Wpływ na działanie oleju silnikowego ma również jego lepkość, oznaczana specjalnymi symbolami. Oznaczenie, jakie możemy spotkać na opakowaniu produktu to np. „10W-40”. Pierwsza liczba, znajdująca się przy literze W (Winter) oznacza płynność oleju w niskich temperaturach, w skrócie oznacza to, że im wartość jest niższa, tym olej lepiej będzie radził sobie w niskich temperaturach otoczenia, czyli zimą. Liczba druga oznacza natomiast lepkość oleju w wysokich temperaturach i tutaj odwrotnie, im liczba jest wyższa, tym olej lepiej będzie sprawdzał się w wysokich temperaturach otoczenia. Mając na uwadze wcześniejsze objaśnienia można wywnioskować, że oznaczenia 0W i 5W będą przypisane olejom syntetycznym, 10W półsyntetycznym, a 15W olejom mineralnym, które najgorzej radzą sobie ze smarowaniem i rozruchem silnika zimą.
Oleje silnikowe posiadają jeszcze oznaczenia jakościowe przyporządkowane według rodzaju stosowanego w pojeździe paliwa. I tak oznaczenia np. SA, SB, SC będą odnosiły się do silników benzynowych, natomiast symbole np. CA, CB, CC do Diesli, przy czym druga litera symbolu w obu przypadkach, im jest wyższa, tym lepsza jest jakość oleju.

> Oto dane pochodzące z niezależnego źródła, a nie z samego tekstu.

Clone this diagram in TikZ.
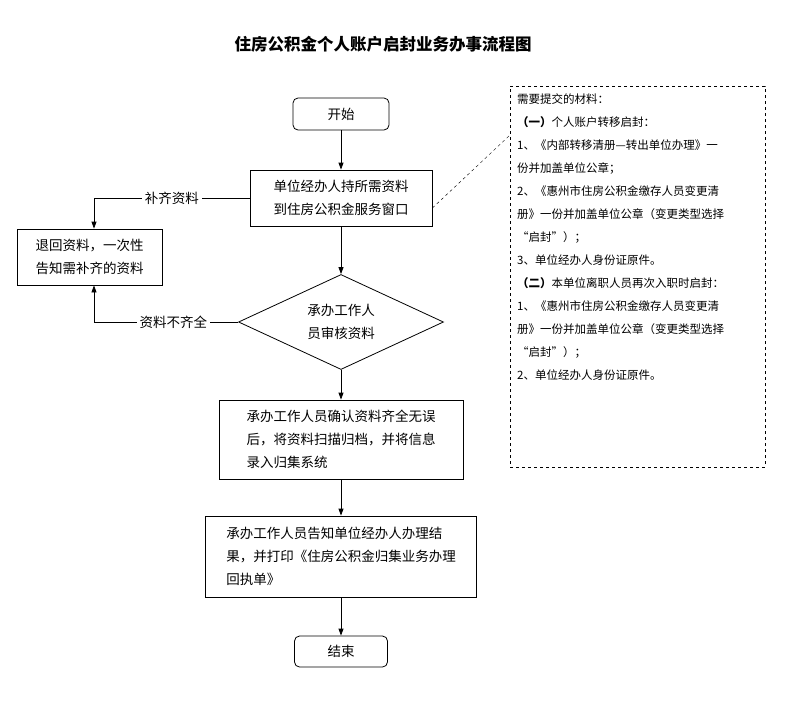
\documentclass[tikz,border=0pt]{standalone}
\usepackage{fontspec}
\setmainfont{Noto Sans CJK SC}
\usetikzlibrary{shapes.geometric,arrows.meta}
\begin{document}
\begin{tikzpicture}[x=1pt,y=-1pt,
 box/.style={draw,thick,minimum width=#1,align=left,font=\fontsize{13.5}{23}\selectfont,inner sep=0pt},
 rbox/.style={draw,thick,rounded corners=5pt,font=\fontsize{13.5}{15}\selectfont},
 arr/.style={-{Triangle[length=7pt,width=5pt]},thick},
 lab/.style={fill=white,font=\fontsize{13.5}{15}\selectfont,inner sep=3pt}]
\useasboundingbox (0,0) rectangle (800,702);
\node[font=\bfseries\fontsize{16.5}{18}\selectfont] (t) at (383,44) {住房公积金个人账户启封业务办事流程图};
\node[rbox,minimum width=96pt,minimum height=32pt] (s) at (341,114) {开始};
\node[box=182pt,minimum height=56pt] (b2) at (341,198) {单位经办人持所需资料\\到住房公积金服务窗口};
\node[box=145pt,minimum height=56pt] (r) at (89.5,257) {退回资料，一次性\\告知需补齐的资料};
\node[diamond,draw,thick,aspect=2.2,minimum width=205pt,minimum height=95pt,align=center,font=\fontsize{13.5}{23}\selectfont,inner sep=0pt] (d) at (341,322) {承办工作人\\员审核资料};
\node[box=244pt,minimum height=79pt] (b3) at (341,439.5) {承办工作人员确认资料齐全无误\\后，将资料扫描归档，并将信息\\录入归集系统};
\node[box=271pt,minimum height=81pt] (b4) at (341,556.5) {承办工作人员告知单位经办人办理结\\果，并打印《住房公积金归集业务办理\\回执单》};
\node[rbox,minimum width=93pt,minimum height=31pt] (e) at (341,651.5) {结束};
\draw[arr] (s) -- (b2);
\draw[arr] (b2) -- (d);
\draw[arr] (d) -- (b3);
\draw[arr] (b3) -- (b4);
\draw[arr] (b4) -- (e);
\coordinate (c1) at (94,198);
\coordinate (c2) at (94,322);
\draw[arr] (b2.west) -- node[lab]{补齐资料} (c1) -- (c1 |- r.north);
\draw[arr] (d.west) -- node[lab,pos=0.45]{资料不齐全} (c2) -- (c2 |- r.south);
\node[draw,dashed,minimum width=255pt,minimum height=381pt,anchor=north west,inner sep=0pt] (m) at (510,86) {};
\node[anchor=north west,align=left,font=\fontsize{11.5}{23}\selectfont,inner sep=0pt] (mt) at (517,94) {需要提交的材料：\\
\textbf{（一）}个人账户转移启封：\\
1、《内部转移清册—转出单位办理》一\\
份并加盖单位公章；\\
2、《惠州市住房公积金缴存人员变更清\\
册》一份并加盖单位公章（变更类型选择\\
“启封”）；\\
3、单位经办人身份证原件。\\
\textbf{（二）}本单位离职人员再次入职时启封：\\
1、《惠州市住房公积金缴存人员变更清\\
册》一份并加盖单位公章（变更类型选择\\
“启封”）；\\
2、单位经办人身份证原件。};
\draw[dashed] (b2.east |- 0,208) -- (m.north west |- 0,135);
\end{tikzpicture}
\end{document}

Teraz, gdy już znamy oznaczenia i potrafimy odróżnić poszczególne rodzaje olejów silnikowych, możemy bez problemu udać się do sklepu i wybrać odpowiedni dla swojego samochodu produkt. Jeżeli decydujemy się na zmianę rodzaju oleju, oprócz tych wszystkich parametrów należy uwzględnić również fakt, na który zwracają uwagę wszyscy mechanicy, aby nie „przeskakiwać” z oleju najsłabszego tj. mineralnego na syntetyczny, tylko stopniowo zacząć używać najpierw oleju półsyntetycznego i obserwować jak będzie on współpracował z naszym silnikiem.